Two-stroke engines are commonly found in small transportation units in many South Asian countries. Due to high fuel losses during the scavenging process, the amount of pollution emitted by these two-stroke vehicles is significant. In this study, the details of a gaseous fuel direct injection system using Liquid Petroleum Gas (LPG) were investigated. A series of three-dimensional, Computational Fluid Dynamic (CFD) simulations in ANSYS Fluent are run on various injection geometries, and the air/fuel mixing of the resulting cylinder charge is evaluated. Two approaches for injector installations are investigated in this study. For the first approach, the injector is placed in the engine’s head for direct injection of gaseous fuel into the combustion chamber near the exhaust port closing timing.

Many different injector positions and angles are simulated.
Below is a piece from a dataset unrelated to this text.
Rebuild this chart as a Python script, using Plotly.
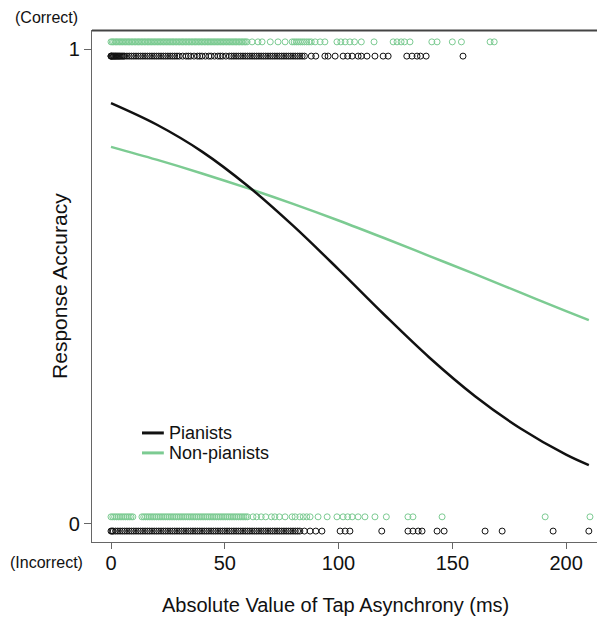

Technique of splitting fuel plume via flow splitter also being studied to understand the improvement, in which can be done.

The second approach is to place the injector in the transfer port window. The injector nozzle is placed in an area where it can directly inject through the transfer port window into the combustion chamber. The simulation is used to understand the injection from different port and the effect of the injector orientation to the amount of fuel leaking into the exhaust port. Several locations and orientations are simulated and the results shows the best combination to install the injector is on the side transfer port with orientation injecting toward the engine head. Experiments had been carried out with the engine setup based on the guideline from simulation and shows 80% decrease in emission and 35.7% decrease in fuel consumption if compare with the baseline carbureted engine.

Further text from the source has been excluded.